JPH v XYZ & Ors [2015] EWHC 2871

In JPH v XYZ & Ors [2015] EWHC 2871 (QB) (10 October 2015) the matter was heard before The Hon. Mr Justice Popplewell in the High Court on Saturday, 10th October 2015.Mr Justice Popplewell granted to the Claimant an interim order which restrained the disclosure or publication of information and of images in this case which had been termed as “revenge porn”.

The Claimant, a successful actor, had been involved in a relationship with the Defendant for some months which then ended. The Defendant, in the afternoon and evening of Friday the 9th October 2015, sent a flurry of messages to the Claimant with threats to publish the images on social media and in magazines.

During their relationship, video recordings and photographs were taken on equipment belonging to the Claimant which showed scenes of sexual activity and nudity. The Defendant also contacted a former partner of the Claimant describing in detail alleged sexual activity with the Claimant and sent that person two revealing videos.

The Defendant had also mentioned in communications with the Claimant that files containing the images had been secured and left with friends who had been given instructions to publish them should the Police be contacted. Mr Justice Popplewell explained this was the reason for adding Persons Unknown as Second Defendants.

Mr Justice Popplewell observed that it appeared the Defendant, in making the threats, was seeking revenge as the Claimant ended their relationship and also, probably, in an effort to get back together again.

Mr Justice Popplewell noted that on the morning of the hearing some still images were shown on a website, the inference being that they were posted by or on behalf of the Defendant. However, he observed that by the time the hearing started, the Claimant had been successful in having them removed.

He noted that the application had been made without notice but the circumstances were so compelling and, in accordance with s.12 (2) (b) of the Human Rights Act 1998, if notice had been given, the risk would be, taking into account the way the Defendant had acted, that the disclosure would take place before the hearing thus defeating the main purpose of the order.

Although Mr Justice Popplewell held the hearing in public it did not defeat the purpose of the order as he had:

  • Made orders protecting the anonymity of the parties
  • The images and information, of which the Claimant was preventing disclosure, were not revealed in the public hearing, he read them in a confidential schedule and viewed some of the images on a mobile phone.

To afford further protection, Mr Justice Popplewell ensured, to prevent access to the material, he issued orders so that, there was a restriction on accessing the Court files under CPR 5.4C and any confidential items be contained in a sealed envelope only accessible by authorisation from a High Court Judge.

He considered the evidence was strong enough for the Claimant to enjoy a reasonable expectation of privacy and an expectation of confidentiality in respect of the videos and photographs thus, under Article 8 European Convention on Human Rights (ECHR), a right for a private and family life.
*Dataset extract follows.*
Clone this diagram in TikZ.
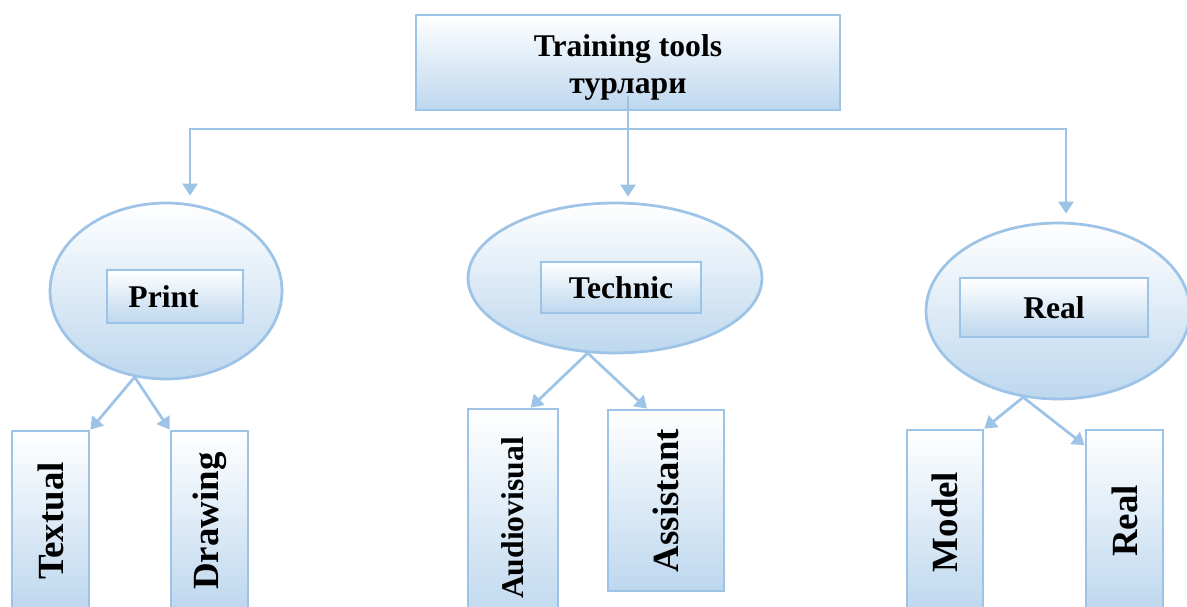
\documentclass[tikz,border=0pt]{standalone}
\usepackage{fontspec}
\usepackage{graphicx}
\setmainfont{Liberation Serif}
\usetikzlibrary{%
  arrows.meta,%
  calc,%
  shapes.geometric%
}
\definecolor{lineblue}{RGB}{157,195,230}
\definecolor{fillblue}{RGB}{189,215,238}
\tikzset{>={Triangle[length=0.24cm,width=0.3cm]}}
\tikzset{
  box/.style={draw=lineblue,line width=0.055cm,top color=white,bottom color=fillblue,
    inner sep=0pt,font=\bfseries\fontsize{18}{21}\selectfont},
  vbox/.style={box,font=\bfseries\fontsize{21}{24}\selectfont},
  oval/.style={box,ellipse},
  link/.style={draw=lineblue,line width=0.055cm,->}
}

\begin{document}
\begin{tikzpicture}[x=0.02cm,y=-0.02cm]
  \useasboundingbox (0,0) rectangle (1187,607);
  \clip (0,0) rectangle (1187,607);
  \node[box,minimum width=8.48cm,minimum height=1.9cm,align=center,text height=39pt] (tools) at (628,62.5) {Training tools\\турлари};
  \node[oval,minimum width=4.64cm,minimum height=3.52cm] (printov) at (166,291) {};
  \node[oval,minimum width=5.88cm,minimum height=3cm] (techov) at (615,278) {};
  \node[oval,minimum width=5.28cm,minimum height=3.52cm] (realov) at (1058,311) {};
  \node[box,minimum width=2.72cm,minimum height=1.06cm] (printlbl) at (175,296.5) {Print\hspace*{13pt}};
  \node[box,minimum width=3.2cm,minimum height=1.02cm] (techlbl) at (621,287.5) {Technic};
  \node[box,minimum width=3.76cm,minimum height=1.18cm] (reallbl) at (1054,307.5) {Real};
  \node[vbox,minimum width=1.54cm,minimum height=3.6cm] (textual) at (50.5,521) {\rotatebox{90}{Textual}};
  \node[vbox,minimum width=1.54cm,minimum height=3.6cm] (drawing) at (209.5,521) {\rotatebox{90}{Drawing}};
  \node[box,minimum width=1.8cm,minimum height=4.36cm] (audio) at (513,518) {\rotatebox{90}{Audiovisual}};
  \node[vbox,minimum width=2.32cm,minimum height=3.62cm] (assist) at (666,500.5) {\rotatebox{90}{Assistant}};
  \node[vbox,minimum width=1.52cm,minimum height=3.68cm] (model) at (945,522) {\rotatebox{90}{Model}};
  \node[vbox,minimum width=1.54cm,minimum height=3.64cm] (realbox) at (1124.5,521) {\rotatebox{90}{Real}};
  \coordinate (barL) at (190,129);
  \coordinate (barR) at (1066,129);
  \draw[link,<->,shorten <=0.12cm,shorten >=0.16cm] (barL |- printov.north) -- (barL) -- (barR) -- (barR |- realov.north);
  \draw[link,shorten >=0.1cm] ($(tools.south)+(0,-15)$) -- (tools.south |- techov.north);
  \draw[link] (printov.250) -- (textual.north east);
  \draw[link] (printov.250) -- (drawing.north west);
  \draw[link] (techov.250) -- ($(audio.north west)!0.69!(audio.north east)$);
  \draw[link] (techov.250) -- ($(assist.north west)!0.34!(assist.north east)$);
  \draw[link] (realov.248) -- (model.north east);
  \draw[link] (realov.248) -- ($(realbox.north west)!0.09!(realbox.south west)$);
\end{tikzpicture}
\end{document}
He further observed that the Article 8 Rights had to be balanced with a person’s freedom of expression under Article 10 of the ECHR. The material was of a highly personal and private nature, very graphic in its content and would be extremely damaging to the Claimant both emotionally and ultimately financially. He did not believe damages would be the remedy and there would be any public interest in the material being published.

He examined the Defendant’s rights of freedom of expression in publishing and disclosing the material in respect of their relationship and considered that this did not carry any weight when the motive of the Defendant had been for revenge and even blackmail.

Mr Justice Popplewell observed that there had been a limited release of the material namely to the former partner, two friends and website on the morning of the hearing but he did not believe there should be any reason for not making the order. He considered that having regard to s.12(3) of the Human Rights Act and as set out in s.12(4) that the Claimant is more than likely able, on the evidence, provided to make a case that the publication and disclosure should not have been allowed.

He introduced two more aspects to the order, requesting the Defendants Solicitors to provide details of what other parties had seen the material and on what sites they had been posted.

Further, Mr Justice Popplewell made an order under CPR 81.8 that good service be effected via email to ensure it came to the Defendant’s notice quickly. He concluded that it

  • “is intended to ensure compliance with the order by making committal proceedings an effective sanction”.